* Start *
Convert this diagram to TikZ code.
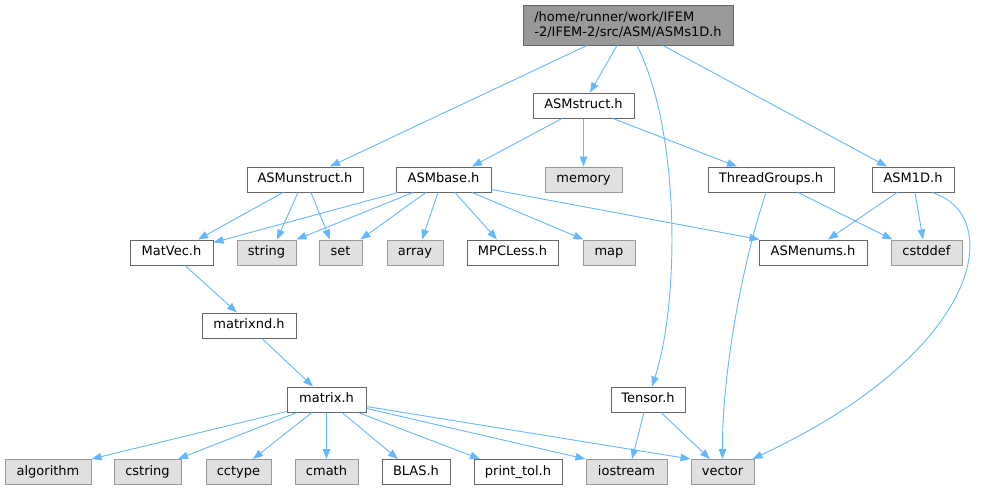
\documentclass[tikz,border=0pt]{standalone}
\usepackage{fontspec}
\setmainfont{DejaVu Sans}
\usetikzlibrary{arrows.meta}
\definecolor{edgec}{HTML}{63B8FF}
\definecolor{boxline}{HTML}{666666}
\definecolor{sysline}{HTML}{999999}
\definecolor{sysfill}{HTML}{E0E0E0}
\definecolor{rootfill}{HTML}{999999}
\begin{document}
\begin{tikzpicture}[x=1pt,y=-1pt,
  basebox/.style={draw=boxline, fill=white, line width=1pt, inner sep=0pt, font=\fontsize{13}{15}\selectfont},
  box/.style={basebox, minimum height=25pt, text height=9.6pt, text depth=2.8pt},
  sys/.style={box, draw=sysline, fill=sysfill},
  rootbox/.style={basebox, fill=rootfill, minimum height=40pt, align=left},
  edge/.style={draw=edgec, line width=0.9pt, -{Triangle[length=10pt,width=7.5pt]}}]
\useasboundingbox (0,0) rectangle (982,491);
% row 0
\node[rootbox, minimum width=210pt] (root) at (628,25) {/home/runner/work/IFEM\\-2/IFEM-2/src/ASM/ASMs1D.h};
% row 1
\node[box, minimum width=101pt] (ASMstruct) at (583.5,105.5) {ASMstruct.h};
% row 2
\node[box, minimum width=116pt] (ASMunstruct) at (305,179.5) {ASMunstruct.h};
\node[box, minimum width=95pt] (ASMbase) at (443.5,179.5) {ASMbase.h};
\node[sys, minimum width=77pt] (memory) at (583.5,179.5) {memory};
\node[box, minimum width=126pt] (ThreadGroups) at (771,179.5) {ThreadGroups.h};
\node[box, minimum width=82pt] (ASM1D) at (913,179.5) {ASM1D.h};
% row 3
\node[box, minimum width=83pt] (MatVec) at (171.5,252.5) {MatVec.h};
\node[sys, minimum width=59pt] (string) at (266.5,252.5) {string};
\node[sys, minimum width=43pt] (set) at (340.5,252.5) {set};
\node[sys, minimum width=56pt] (array) at (415,252.5) {array};
\node[box, minimum width=91pt] (MPCLess) at (512.5,252.5) {MPCLess.h};
\node[sys, minimum width=52pt] (map) at (609,252.5) {map};
\node[box, minimum width=108pt] (ASMenums) at (813,252.5) {ASMenums.h};
\node[sys, minimum width=71pt] (cstddef) at (926.5,252.5) {cstddef};
% row 4
\node[box, minimum width=94pt] (matrixnd) at (249,325.5) {matrixnd.h};
% row 5
\node[box, minimum width=79pt] (matrix) at (326.5,399.5) {matrix.h};
\node[box, minimum width=74pt] (Tensor) at (648,399.5) {Tensor.h};
% row 6
\node[sys, minimum width=86pt] (algorithm) at (48,472) {algorithm};
\node[sys, minimum width=67pt] (cstring) at (147.5,472) {cstring};
\node[sys, minimum width=65pt] (cctype) at (238.5,472) {cctype};
\node[sys, minimum width=63pt] (cmath) at (326.5,472) {cmath};
\node[box, minimum width=68pt] (BLAS) at (416,472) {BLAS.h};
\node[box, minimum width=88pt] (printtol) at (518,472) {print\_tol.h};
\node[sys, minimum width=81pt] (iostream) at (626.5,472) {iostream};
\node[sys, minimum width=63pt] (vector) at (722.5,472) {vector};

% edges from root
\draw[edge] ([xshift=-41pt]root.south) -- ([xshift=25pt]ASMunstruct.north);
\draw[edge] ([xshift=-11pt]root.south) -- ([xshift=6.5pt]ASMstruct.north);
\draw[edge] ([xshift=9pt]root.south) .. controls (680,130) and (680,300) .. ([xshift=4pt]Tensor.north);
\draw[edge] ([xshift=35pt]root.south) -- ([xshift=-26pt]ASM1D.north);
% ASMstruct
\draw[edge] ([xshift=-21.5pt]ASMstruct.south) -- ([xshift=28.5pt]ASMbase.north);
\draw[edge] (ASMstruct.south) -- (memory.north);
\draw[edge] ([xshift=29.5pt]ASMstruct.south) -- ([xshift=-34pt]ThreadGroups.north);
% ASMunstruct
\draw[edge] ([xshift=-22pt]ASMunstruct.south) -- ([xshift=26.5pt]MatVec.north);
\draw[edge] ([xshift=-7pt]ASMunstruct.south) -- ([xshift=10.5pt]string.north);
\draw[edge] ([xshift=6pt]ASMunstruct.south) -- ([xshift=-10.5pt]set.north);
% ASMbase
\draw[edge] ([xshift=-45.5pt]ASMbase.south) -- ([yshift=-3pt]MatVec.north east);
\draw[edge] ([xshift=-30.5pt]ASMbase.south) -- (string.north east);
\draw[edge] ([xshift=-17.5pt]ASMbase.south) -- ([xshift=-2pt]set.north east);
\draw[edge] ([xshift=-5.5pt]ASMbase.south) -- ([xshift=7pt]array.north);
\draw[edge] ([xshift=11.5pt]ASMbase.south) -- ([xshift=-15.5pt]MPCLess.north);
\draw[edge] ([xshift=28.5pt]ASMbase.south) -- ([xshift=1pt]map.north west);
\draw[edge] ([yshift=3pt]ASMbase.south east) -- ([xshift=1pt]ASMenums.north west);
% ThreadGroups
\draw[edge] ([xshift=27pt]ThreadGroups.south) -- ([xshift=2pt]cstddef.north west);
\draw[edge] ([xshift=-5pt]ThreadGroups.south) .. controls (740,270) and (722,380) .. (vector.north);
% ASM1D
\draw[edge] ([xshift=-16pt]ASM1D.south) -- ([xshift=15pt]ASMenums.north);
\draw[edge] ([xshift=2pt]ASM1D.south) -- ([xshift=-3.5pt]cstddef.north);
\draw[edge] ([xshift=19pt]ASM1D.south) .. controls (1005,215) and (985,350) .. ([xshift=-2pt]vector.north east);
% MatVec, matrixnd
\draw[edge] ([xshift=13.5pt]MatVec.south) -- ([xshift=-12pt]matrixnd.north);
\draw[edge] ([xshift=13pt]matrixnd.south) -- ([xshift=-13.5pt]matrix.north);
% matrix
\draw[edge] ([yshift=1pt]matrix.south west) -- (algorithm.north east);
\draw[edge] ([xshift=-29.5pt]matrix.south) -- ([xshift=30.5pt]cstring.north);
\draw[edge] ([xshift=-14.5pt]matrix.south) -- ([xshift=14.5pt]cctype.north);
\draw[edge] (matrix.south) -- (cmath.north);
\draw[edge] ([xshift=15.5pt]matrix.south) -- ([xshift=-18pt]BLAS.north);
\draw[edge] ([xshift=31.5pt]matrix.south) -- ([xshift=-38pt]printtol.north);
\draw[edge] ([yshift=4pt]matrix.south east) -- (iostream.north west);
\draw[edge] ([yshift=6pt]matrix.south east) -- (vector.north west);
% Tensor
\draw[edge] ([xshift=-4pt]Tensor.south) -- ([xshift=5.5pt]iostream.north);
\draw[edge] ([xshift=13pt]Tensor.south) -- ([xshift=-12.5pt]vector.north);
\end{tikzpicture}
\end{document}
* End *
DIRECTION:
Reproduce every line of the material precisely, omitting its pictures.

ANSWER TO THE PROBLEM:
Convert this diagram to TikZ code.
\documentclass[tikz,border=0pt]{standalone}
\usepackage{fontspec}
\setmainfont{DejaVu Sans}
\usetikzlibrary{arrows.meta}
\definecolor{edgec}{HTML}{63B8FF}
\definecolor{boxline}{HTML}{666666}
\definecolor{sysline}{HTML}{999999}
\definecolor{sysfill}{HTML}{E0E0E0}
\definecolor{rootfill}{HTML}{999999}
\begin{document}
\begin{tikzpicture}[x=1pt,y=-1pt,
  basebox/.style={draw=boxline, fill=white, line width=1pt, inner sep=0pt, font=\fontsize{13}{15}\selectfont},
  box/.style={basebox, minimum height=25pt, text height=9.6pt, text depth=2.8pt},
  sys/.style={box, draw=sysline, fill=sysfill},
  rootbox/.style={basebox, fill=rootfill, minimum height=40pt, align=left},
  edge/.style={draw=edgec, line width=0.9pt, -{Triangle[length=10pt,width=7.5pt]}}]
\useasboundingbox (0,0) rectangle (982,491);
% row 0
\node[rootbox, minimum width=210pt] (root) at (628,25) {/home/runner/work/IFEM\\-2/IFEM-2/src/ASM/ASMs1D.h};
% row 1
\node[box, minimum width=101pt] (ASMstruct) at (583.5,105.5) {ASMstruct.h};
% row 2
\node[box, minimum width=116pt] (ASMunstruct) at (305,179.5) {ASMunstruct.h};
\node[box, minimum width=95pt] (ASMbase) at (443.5,179.5) {ASMbase.h};
\node[sys, minimum width=77pt] (memory) at (583.5,179.5) {memory};
\node[box, minimum width=126pt] (ThreadGroups) at (771,179.5) {ThreadGroups.h};
\node[box, minimum width=82pt] (ASM1D) at (913,179.5) {ASM1D.h};
% row 3
\node[box, minimum width=83pt] (MatVec) at (171.5,252.5) {MatVec.h};
\node[sys, minimum width=59pt] (string) at (266.5,252.5) {string};
\node[sys, minimum width=43pt] (set) at (340.5,252.5) {set};
\node[sys, minimum width=56pt] (array) at (415,252.5) {array};
\node[box, minimum width=91pt] (MPCLess) at (512.5,252.5) {MPCLess.h};
\node[sys, minimum width=52pt] (map) at (609,252.5) {map};
\node[box, minimum width=108pt] (ASMenums) at (813,252.5) {ASMenums.h};
\node[sys, minimum width=71pt] (cstddef) at (926.5,252.5) {cstddef};
% row 4
\node[box, minimum width=94pt] (matrixnd) at (249,325.5) {matrixnd.h};
% row 5
\node[box, minimum width=79pt] (matrix) at (326.5,399.5) {matrix.h};
\node[box, minimum width=74pt] (Tensor) at (648,399.5) {Tensor.h};
% row 6
\node[sys, minimum width=86pt] (algorithm) at (48,472) {algorithm};
\node[sys, minimum width=67pt] (cstring) at (147.5,472) {cstring};
\node[sys, minimum width=65pt] (cctype) at (238.5,472) {cctype};
\node[sys, minimum width=63pt] (cmath) at (326.5,472) {cmath};
\node[box, minimum width=68pt] (BLAS) at (416,472) {BLAS.h};
\node[box, minimum width=88pt] (printtol) at (518,472) {print\_tol.h};
\node[sys, minimum width=81pt] (iostream) at (626.5,472) {iostream};
\node[sys, minimum width=63pt] (vector) at (722.5,472) {vector};

% edges from root
\draw[edge] ([xshift=-41pt]root.south) -- ([xshift=25pt]ASMunstruct.north);
\draw[edge] ([xshift=-11pt]root.south) -- ([xshift=6.5pt]ASMstruct.north);
\draw[edge] ([xshift=9pt]root.south) .. controls (680,130) and (680,300) .. ([xshift=4pt]Tensor.north);
\draw[edge] ([xshift=35pt]root.south) -- ([xshift=-26pt]ASM1D.north);
% ASMstruct
\draw[edge] ([xshift=-21.5pt]ASMstruct.south) -- ([xshift=28.5pt]ASMbase.north);
\draw[edge] (ASMstruct.south) -- (memory.north);
\draw[edge] ([xshift=29.5pt]ASMstruct.south) -- ([xshift=-34pt]ThreadGroups.north);
% ASMunstruct
\draw[edge] ([xshift=-22pt]ASMunstruct.south) -- ([xshift=26.5pt]MatVec.north);
\draw[edge] ([xshift=-7pt]ASMunstruct.south) -- ([xshift=10.5pt]string.north);
\draw[edge] ([xshift=6pt]ASMunstruct.south) -- ([xshift=-10.5pt]set.north);
% ASMbase
\draw[edge] ([xshift=-45.5pt]ASMbase.south) -- ([yshift=-3pt]MatVec.north east);
\draw[edge] ([xshift=-30.5pt]ASMbase.south) -- (string.north east);
\draw[edge] ([xshift=-17.5pt]ASMbase.south) -- ([xshift=-2pt]set.north east);
\draw[edge] ([xshift=-5.5pt]ASMbase.south) -- ([xshift=7pt]array.north);
\draw[edge] ([xshift=11.5pt]ASMbase.south) -- ([xshift=-15.5pt]MPCLess.north);
\draw[edge] ([xshift=28.5pt]ASMbase.south) -- ([xshift=1pt]map.north west);
\draw[edge] ([yshift=3pt]ASMbase.south east) -- ([xshift=1pt]ASMenums.north west);
% ThreadGroups
\draw[edge] ([xshift=27pt]ThreadGroups.south) -- ([xshift=2pt]cstddef.north west);
\draw[edge] ([xshift=-5pt]ThreadGroups.south) .. controls (740,270) and (722,380) .. (vector.north);
% ASM1D
\draw[edge] ([xshift=-16pt]ASM1D.south) -- ([xshift=15pt]ASMenums.north);
\draw[edge] ([xshift=2pt]ASM1D.south) -- ([xshift=-3.5pt]cstddef.north);
\draw[edge] ([xshift=19pt]ASM1D.south) .. controls (1005,215) and (985,350) .. ([xshift=-2pt]vector.north east);
% MatVec, matrixnd
\draw[edge] ([xshift=13.5pt]MatVec.south) -- ([xshift=-12pt]matrixnd.north);
\draw[edge] ([xshift=13pt]matrixnd.south) -- ([xshift=-13.5pt]matrix.north);
% matrix
\draw[edge] ([yshift=1pt]matrix.south west) -- (algorithm.north east);
\draw[edge] ([xshift=-29.5pt]matrix.south) -- ([xshift=30.5pt]cstring.north);
\draw[edge] ([xshift=-14.5pt]matrix.south) -- ([xshift=14.5pt]cctype.north);
\draw[edge] (matrix.south) -- (cmath.north);
\draw[edge] ([xshift=15.5pt]matrix.south) -- ([xshift=-18pt]BLAS.north);
\draw[edge] ([xshift=31.5pt]matrix.south) -- ([xshift=-38pt]printtol.north);
\draw[edge] ([yshift=4pt]matrix.south east) -- (iostream.north west);
\draw[edge] ([yshift=6pt]matrix.south east) -- (vector.north west);
% Tensor
\draw[edge] ([xshift=-4pt]Tensor.south) -- ([xshift=5.5pt]iostream.north);
\draw[edge] ([xshift=13pt]Tensor.south) -- ([xshift=-12.5pt]vector.north);
\end{tikzpicture}
\end{document}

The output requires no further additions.